Sometimes I would thank Jordan for being so nice to me, for not criticizing me, for not getting annoyed at me (remember, I thought a good amount of my behavior deserved annoyance).

He would look at me with surprise, confusion crossing his face. “I LOVE you,” he’d say, as if it was impossible in his mind for those two things to coincide. And I would cry.

Gradually I began to understand that because Jordan truly loved me, and wasn’t afraid to truly show his love for me, he also genuinely loved the parts of me that had always been criticized. He loved my voice, he loved my forgetfulness, he loved how I can be messy, how fully I feel and experience all of life.

The dissonance happened once I began to do my own inner work. As I did this inner work, it gradually began to occur to me that I wasn’t all that nice to myself on a day-to-day basis. My family was critical; society was critical of women. I turned this in on myself, and it was so normal, so constant, that I did not notice.

And then when I finally did notice, I began to be nicer to myself. Looking back, I can see how much that was what really started to fracture my relationship with my ex. I was growing, I was being nicer to myself, and he was not. The difference became too huge; it split us apart. Suddenly I was feeling hurt by and reacting to things that never used to bother me before.

I started telling him to stop criticizing me. This is just how I am, he would say, confused.

When we broke up, it was the first time I felt fully and completely allowed to be myself. My inner voice had calmed down, it had stopped monitoring my every move (let’s be real, it’s still there – but I’m aware of it now, so it has much less power).

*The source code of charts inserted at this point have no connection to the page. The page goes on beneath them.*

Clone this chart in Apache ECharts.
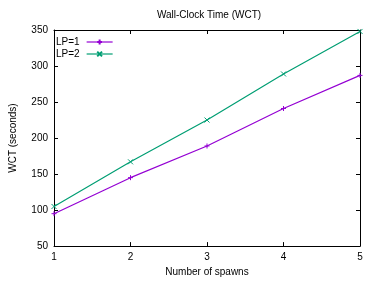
<!DOCTYPE html>
<html>
<head>
<meta charset="utf-8">
<script src="https://cdn.jsdelivr.net/npm/echarts@6/dist/echarts.min.js"></script>
<style>
  html, body { margin: 0; padding: 0; background: #fff; }
  #chart { width: 378px; height: 282px; }
</style>
</head>
<body>
<div id="chart"></div>
<script>
// values
const spawns = [1, 2, 3, 4, 5]
const lp1 = [95, 145, 189, 241, 287]
const lp2 = [105, 167, 225, 289, 348]
const seriesNames = ['LP=1', 'LP=2']
const xTicks = [1, 2, 3, 4, 5]
const yTicks = [50, 100, 150, 200, 250, 300, 350]

const FONT = 'Liberation Sans, Arial, sans-serif'
const PLUS = 'path://M0,5L10,5M5,0L5,10'
const CROSS = 'path://M0,0L10,10M10,0L0,10'

const chart = echarts.init(document.getElementById('chart'))

const toPairs = ys => spawns.map((x, i) => [x, ys[i]])

const axisCommon = {
    axisLine: { show: true, onZero: false, lineStyle: { color: '#000', width: 1 } },
    axisTick: { show: true, inside: true, length: 4, lineStyle: { color: '#000' } },
    splitLine: { show: false }
}

chart.setOption({
    animation: false,
    title: {
        text: 'Wall-Clock Time (WCT)',
        left: 204,
        top: 5,
        textAlign: 'center',
        textStyle: { fontFamily: FONT, fontSize: 10, fontWeight: 'normal', color: '#000' }
    },
    legend: {
        data: seriesNames,
        left: 51,
        top: 32,
        orient: 'vertical',
        align: 'right',
        itemWidth: 26,
        itemHeight: 6,
        itemGap: 2,
        lineStyle: { width: 1.2 },
        textStyle: { fontFamily: FONT, fontSize: 10, color: '#000', padding: [0, 2, 0, 0] }
    },
    grid: { left: 48, right: 18, top: 30, bottom: 32 },
    xAxis: [
        {
            ...axisCommon,
            type: 'value',
            min: 1,
            max: 5,
            interval: 1,
            name: 'Number of spawns',
            nameLocation: 'middle',
            nameGap: 17,
            nameTextStyle: { fontFamily: FONT, fontSize: 10, color: '#000' },
            axisLabel: { fontFamily: FONT, fontSize: 10, color: '#000', margin: 6,
                formatter: v => xTicks.includes(v) ? String(v) : '' }
        },
        {
            ...axisCommon,
            type: 'value',
            position: 'top',
            min: 1,
            max: 5,
            interval: 1,
            axisLabel: { show: false }
        }
    ],
    yAxis: [
        {
            ...axisCommon,
            type: 'value',
            min: 50,
            max: 350,
            interval: 50,
            name: 'WCT (seconds)',
            nameLocation: 'middle',
            nameGap: 36,
            nameTextStyle: { fontFamily: FONT, fontSize: 10, color: '#000' },
            axisLabel: { fontFamily: FONT, fontSize: 10, color: '#000', margin: 6,
                formatter: v => yTicks.includes(v) ? String(v) : '' }
        },
        {
            ...axisCommon,
            type: 'value',
            position: 'right',
            min: 50,
            max: 350,
            interval: 50,
            axisLabel: { show: false }
        }
    ],
    series: [
        {
            name: seriesNames[0],
            type: 'line',
            data: toPairs(lp1),
            symbol: PLUS,
            symbolSize: 5,
            lineStyle: { color: '#9400d3', width: 1.2 },
            itemStyle: { color: '#9400d3', borderColor: '#9400d3', borderWidth: 1 }
        },
        {
            name: seriesNames[1],
            type: 'line',
            data: toPairs(lp2),
            symbol: CROSS,
            symbolSize: 5,
            lineStyle: { color: '#009e73', width: 1.2 },
            itemStyle: { color: '#009e73', borderColor: '#009e73', borderWidth: 1 }
        }
    ]
})
</script>
</body>
</html>
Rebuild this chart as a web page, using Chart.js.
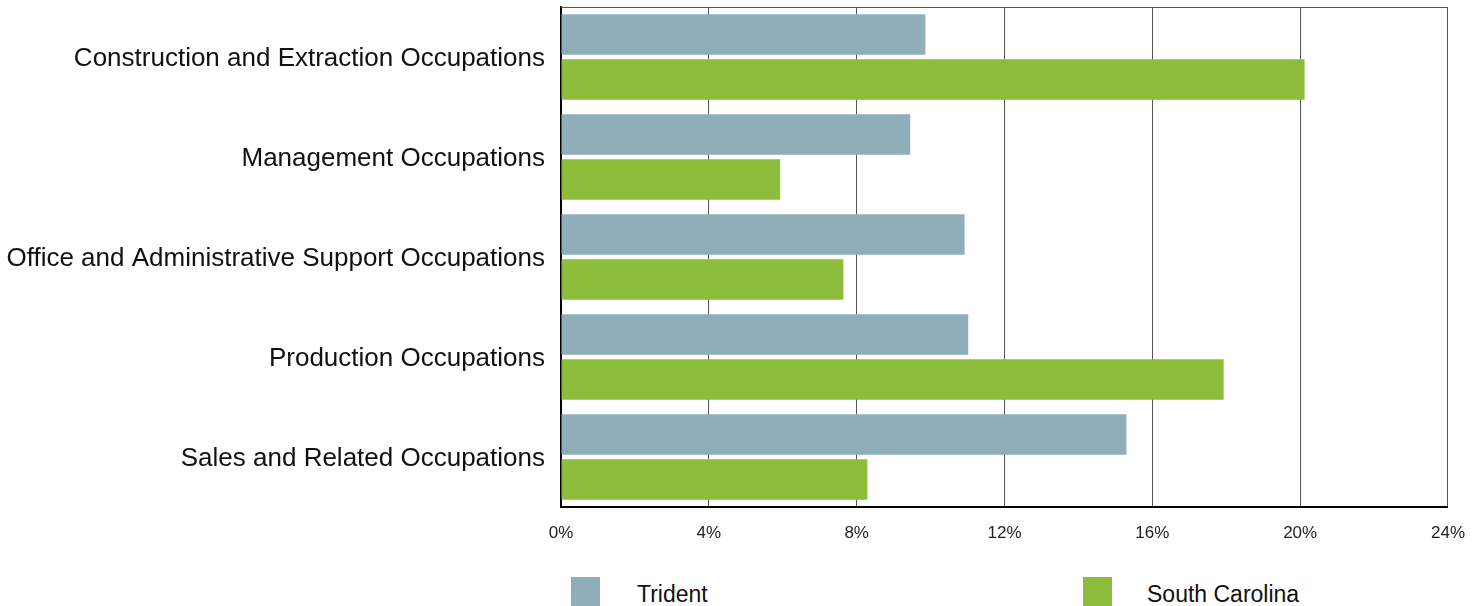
<!DOCTYPE html>
<html>
<head>
<meta charset="utf-8">
<script src="https://cdn.jsdelivr.net/npm/chart.js@4/dist/chart.umd.min.js"></script>
<style>
  html, body { margin: 0; padding: 0; background: #fff; }
  #wrap { position: relative; width: 1481px; height: 606px; overflow: hidden; font-family: "Liberation Sans", Arial, sans-serif; }
  #box { position: absolute; left: 0; top: 0; width: 1481px; height: 560px; }
  .lg-swatch { position: absolute; width: 29px; height: 29px; top: 577px; }
  .lg-text { position: absolute; top: 581px; font-size: 23px; line-height: normal; color: #111; white-space: nowrap; }
</style>
</head>
<body>
<div id="wrap">
  <div id="box"><canvas id="c"></canvas></div>
  <div class="lg-swatch" id="sw0" style="left:571px;"></div>
  <div class="lg-text" id="lt0" style="left:637px;"></div>
  <div class="lg-swatch" id="sw1" style="left:1083px;"></div>
  <div class="lg-text" id="lt1" style="left:1147px;"></div>
</div>
<script>
const categories = [
  "Construction and Extraction Occupations",
  "Management Occupations",
  "Office and Administrative Support Occupations",
  "Production Occupations",
  "Sales and Related Occupations"
];
const seriesNames = ["Trident", "South Carolina"];
const tridentValues = [9.86, 9.45, 10.92, 11.02, 15.30];
const southCarolinaValues = [20.12, 5.93, 7.64, 17.93, 8.29];
const xTickValues = [0, 4, 8, 12, 16, 20, 24];

const colors = ["#8FAEBA", "#8DBD3B"];

document.getElementById("sw0").style.background = colors[0];
document.getElementById("sw1").style.background = colors[1];
document.getElementById("lt0").textContent = seriesNames[0];
document.getElementById("lt1").textContent = seriesNames[1];

const topBorder = {
  id: "topBorder",
  afterDatasetsDraw(chart) {
    const a = chart.chartArea, ctx = chart.ctx;
    ctx.save();
    ctx.strokeStyle = "#555";
    ctx.lineWidth = 1;
    ctx.beginPath();
    ctx.moveTo(a.left, Math.round(a.top) + 0.5);
    ctx.lineTo(a.right, Math.round(a.top) + 0.5);
    ctx.stroke();
    ctx.restore();
  }
};

new Chart(document.getElementById("c"), {
  type: "bar",
  data: {
    labels: categories,
    datasets: [
      { label: seriesNames[0], data: tridentValues, backgroundColor: colors[0], borderWidth: 0 },
      { label: seriesNames[1], data: southCarolinaValues, backgroundColor: colors[1], borderWidth: 0 }
    ]
  },
  options: {
    indexAxis: "y",
    responsive: true,
    maintainAspectRatio: false,
    animation: false,
    layout: { padding: { top: 7, right: 0, left: 0, bottom: 0 } },
    datasets: { bar: { categoryPercentage: 0.9, barPercentage: 0.9 } },
    plugins: {
      legend: { display: false },
      tooltip: { enabled: false }
    },
    scales: {
      x: {
        type: "linear",
        min: 0,
        max: 24,
        afterBuildTicks(scale) { scale.ticks = xTickValues.map(v => ({ value: v })); },
        afterFit(scale) { scale.height = 53; },
        ticks: {
          padding: 16,
          color: "#222",
          font: { family: "'Liberation Sans', Arial, sans-serif", size: 17 },
          callback: v => v + "%"
        },
        grid: { display: true, color: "#555", lineWidth: 1, drawTicks: false },
        border: { display: true, color: "#000", width: 2 }
      },
      y: {
        afterFit(scale) { scale.width = 561; scale.paddingTop = 0; scale.paddingBottom = 0; },
        ticks: {
          padding: 16,
          labelOffset: 2,
          color: "#111",
          font: { family: "'Liberation Sans', Arial, sans-serif", size: 26 }
        },
        grid: { display: false, drawTicks: false },
        border: { display: true, color: "#000", width: 2 }
      }
    }
  },
  plugins: [topBorder]
});
</script>
</body>
</html>
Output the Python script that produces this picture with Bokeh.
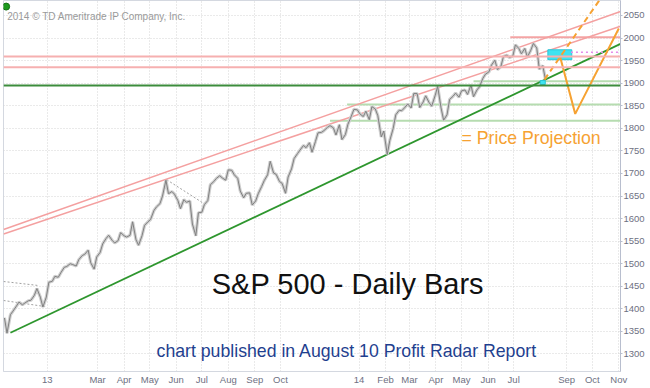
import pandas as pd
from bokeh.plotting import figure
from bokeh.models import Range1d, FixedTicker, Label, Span, ColumnDataSource
from bokeh.embed import file_html
from bokeh.resources import INLINE

# ---------------- data ----------------
# S&P 500 levels, sampled Monday / Thursday of each week (week start listed)
week_starts = pd.date_range("2012-11-12", periods=91, freq="7D")
weekly_pairs = [
    (1380, 1346), (1387, 1395), (1406, 1415), (1409, 1413), (1418, 1419),
    (1430, 1445), (1426, 1404), (1426, 1459),
    (1461, 1472), (1470, 1480), (1492, 1494), (1500, 1498), (1495, 1509),
    (1518, 1521), (1530, 1502), (1488, 1515), (1525, 1544), (1556, 1563),
    (1552, 1546), (1551, 1569), (1562, 1559), (1563, 1593), (1553, 1541),
    (1562, 1585), (1593, 1598), (1618, 1626), (1633, 1650), (1685, 1655),
    (1660, 1654), (1640, 1622), (1642, 1636), (1639, 1588), (1562, 1613),
    (1614, 1631), (1640, 1675), (1682, 1689), (1695, 1690), (1685, 1708),
    (1707, 1697), (1689, 1661), (1646, 1656), (1657, 1630), (1639, 1655),
    (1671, 1684), (1697, 1727), (1701, 1698), (1682, 1678), (1656, 1692),
    (1710, 1733), (1744, 1752), (1762, 1757), (1768, 1747), (1771, 1790),
    (1791, 1795), (1802, 1806), (1801, 1785), (1808, 1775), (1786, 1809),
    (1827, 1842), (1841, 1832),
    (1826, 1838), (1819, 1848), (1843, 1828), (1781, 1794), (1742, 1773),
    (1800, 1830), (1840, 1839), (1847, 1854), (1845, 1877), (1877, 1846),
    (1858, 1872), (1857, 1849), (1872, 1893), (1845, 1818), (1830, 1864),
    (1871, 1878), (1869, 1883), (1885, 1875), (1896, 1870), (1885, 1892),
    (1911, 1920), (1925, 1940), (1951, 1930), (1937, 1959), (1962, 1957),
    (1960, 1985), (1977, 1965), (1977, 1958), (1973, 1988), (1978, 1931),
    (1939, 1910),
]

tick_dates = ["2013-01-01", "2013-03-01", "2013-04-01", "2013-05-01", "2013-06-01",
              "2013-07-01", "2013-08-01", "2013-09-01", "2013-10-01",
              "2014-01-01", "2014-02-01", "2014-03-01", "2014-04-01", "2014-05-01",
              "2014-06-01", "2014-07-01", "2014-09-01", "2014-10-01", "2014-11-01"]
tick_labels = ["13", "Mar", "Apr", "May", "Jun", "Jul", "Aug", "Sep", "Oct",
               "14", "Feb", "Mar", "Apr", "May", "Jun", "Jul", "Sep", "Oct", "Nov"]
y_ticks = [1300, 1350, 1400, 1450, 1500, 1550, 1600, 1650, 1700, 1750,
           1800, 1850, 1900, 1950, 2000, 2050]

# full-width horizontal levels
pink_levels = [1959, 1935.5]
green_level = 1895
# partial horizontal levels (start date, level), running to the right edge
pink_partial = [("2014-06-27", 2001.5)]
lightgreen_partial = [("2014-05-15", 1904.4), ("2013-12-18", 1853), ("2013-11-28", 1817)]
# trend lines (start date, start value, end date, end value)
channel_lines = [("2012-11-11", 1576, "2014-11-03", 2059),
                 ("2012-11-11", 1566, "2014-11-03", 2026)]
green_trend = ("2012-11-19", 1347, "2014-11-03", 1987)
gray_dashed = [("2012-11-11", 1460.6, "2012-12-22", 1451.7),
               ("2012-11-11", 1418.5, "2012-12-30", 1405),
               ("2013-05-21", 1686, "2013-07-07", 1629)]
# projection
target_box = ("2014-08-10", "2014-09-07", 1952, 1974)
small_box = ("2014-08-01", "2014-08-07", 1897, 1906)
magenta_level = ("2014-09-06", 1968.7)
proj_dashed_dates = ["2014-08-06", "2014-10-09"]
proj_dashed_vals = [1908, 2083]
proj_dates = ["2014-08-24", "2014-09-11", "2014-11-01"]
proj_vals = [1961, 1832, 2021]

# ---------------- build ----------------
dates, closes = [], []
for ws, (mon, thu) in zip(week_starts, weekly_pairs):
    dates += [ws, ws + pd.Timedelta(days=3)]
    closes += [mon, thu]

T = pd.Timestamp
X_START = T("2013-01-01") - pd.Timedelta(days=51.1)
X_END = T("2013-01-01") + pd.Timedelta(days=671)


def ms(d):
    return T(d).value / 1e6


p = figure(width=650, height=388, x_axis_type="datetime", y_axis_location="right",
           x_range=Range1d(X_START, X_END), y_range=Range1d(1261.2, 2083.2),
           output_backend="svg", toolbar_location=None,
           min_border_left=3, min_border_top=0, min_border_right=30, min_border_bottom=17)
p.background_fill_color = "white"
p.border_fill_color = "white"
p.outline_line_color = "#d4d8e0"

# axes
p.yaxis.ticker = FixedTicker(ticks=y_ticks)
p.yaxis.major_label_text_font = "Liberation Sans"
p.yaxis.major_label_text_font_size = "9.5px"
p.yaxis.major_label_text_color = "#6e7082"
p.yaxis.axis_line_color = "#b8bece"
p.yaxis.major_tick_out = 2
p.yaxis.major_tick_in = 0
p.yaxis.major_tick_line_color = "#b8bece"
p.yaxis.minor_tick_line_color = None
p.yaxis.minor_tick_out = 0
p.yaxis.major_label_standoff = 1

xt = [ms(d) for d in tick_dates]
p.xaxis.ticker = FixedTicker(ticks=xt)
p.xaxis.major_label_overrides = {t: l for t, l in zip(xt, tick_labels)}
p.xaxis.major_label_text_align = "left"
p.xaxis.major_label_text_font = "Liberation Sans"
p.xaxis.major_label_text_font_size = "9.5px"
p.xaxis.major_label_text_color = "#6e7082"
p.xaxis.axis_line_color = "#d4d8e0"
p.xaxis.major_tick_line_color = None
p.xaxis.major_tick_out = 0
p.xaxis.minor_tick_out = 0
p.xaxis.minor_tick_line_color = None
p.xaxis.major_label_standoff = 2

for g in (p.xgrid, p.ygrid):
    g.grid_line_color = "#d4d4d4"
    g.grid_line_dash = "1 2"

# horizontal levels
for lv in pink_levels:
    p.add_layout(Span(location=lv, dimension="width", line_color="#f6b0b0", line_width=2))
p.add_layout(Span(location=green_level, dimension="width", line_color="#3c8c3c", line_width=2))
for d, lv in pink_partial:
    p.segment(x0=[T(d)], y0=[lv], x1=[X_END], y1=[lv], line_color="#f4a4a4", line_width=2)
for d, lv in lightgreen_partial:
    p.segment(x0=[T(d)], y0=[lv], x1=[X_END], y1=[lv], line_color="#b6dcb0", line_width=2)

# trend lines
for d0, v0, d1, v1 in channel_lines:
    p.segment(x0=[T(d0)], y0=[v0], x1=[T(d1)], y1=[v1], line_color="#f4a0a0", line_width=1.5)
d0, v0, d1, v1 = green_trend
p.segment(x0=[T(d0)], y0=[v0], x1=[T(d1)], y1=[v1], line_color="#2e962e", line_width=1.8)
for d0, v0, d1, v1 in gray_dashed:
    p.segment(x0=[T(d0)], y0=[v0], x1=[T(d1)], y1=[v1], line_color="#a0a0a0",
              line_width=1, line_dash="2 2")

# price series (soft band + darker core to resemble dense daily bars)
src = ColumnDataSource(dict(date=dates, close=closes))
p.line("date", "close", source=src, line_color="#cfcfcf", line_width=3.2)
p.line("date", "close", source=src, line_color="#808080", line_width=1)

# projection boxes and lines
l, r, b, t = target_box
p.quad(left=[T(l)], right=[T(r)], bottom=[b], top=[t], fill_color="#3ee3f1",
       line_color="#2ac6d8", line_width=1)
l, r, b, t = small_box
p.quad(left=[T(l)], right=[T(r)], bottom=[b], top=[t], fill_color="#3ee3f1",
       line_color="#2ac6d8", line_width=1)
d, lv = magenta_level
p.segment(x0=[T(d)], y0=[lv], x1=[X_END], y1=[lv], line_color="#e68ae8",
          line_width=1.5, line_dash="2 3")
p.line([T(d) for d in proj_dashed_dates], proj_dashed_vals, line_color="#f6a232",
       line_width=2, line_dash="6 4")
p.line([T(d) for d in proj_dates], proj_vals, line_color="#f6a232", line_width=2)

# texts
p.scatter([T("2012-11-14")], [2069.7], size=7, fill_color="#1e9a1e", line_color="#137013")
p.add_layout(Label(x=ms(T("2013-01-01") - pd.Timedelta(days=46.8)), y=2048.4,
                   text="2014 \u00a9 TD Ameritrade IP Company, Inc.",
                   text_font="Liberation Sans", text_font_size="10px",
                   text_color="#9a9a9a", text_baseline="alphabetic"))
p.add_layout(Label(x=ms("2013-12-19"), y=1454, text="S&P 500 - Daily Bars",
                   text_font="Liberation Sans", text_font_size="29px",
                   text_color="#111111", text_align="center", text_baseline="alphabetic"))
p.add_layout(Label(x=ms("2013-05-09"), y=1306.6,
                   text="chart published in August 10 Profit Radar Report",
                   text_font="Liberation Sans", text_font_size="17.7px",
                   text_color="#1f3f8f", text_baseline="alphabetic"))
p.add_layout(Label(x=ms("2014-05-01"), y=1777.5, text="= Price Projection",
                   text_font="Liberation Sans", text_font_size="17.7px",
                   text_color="#f6a232", text_baseline="alphabetic"))

open("out.html", "w").write(file_html(p, INLINE))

I had never felt so completely free; such permission to be exactly who I was. There wasn’t anyone there to criticize me, it was just me.

You could say that I was finally truly loving myself.

People make fun of one another – in a “loving” way – when they are too afraid to open deeply to the vulnerability or depth of actual love.

Teasing is not love. It is a way to avoid love. It is also a way to avoid looking at all the pain that is getting in the way of love.

You do not have to pretend that it is love.

And your boundaries, your ability to honor and love yourself, your ability to repair the split selves society has caused so you can bring yourself back to being a whole, healthy person… all of those things will be better off for it.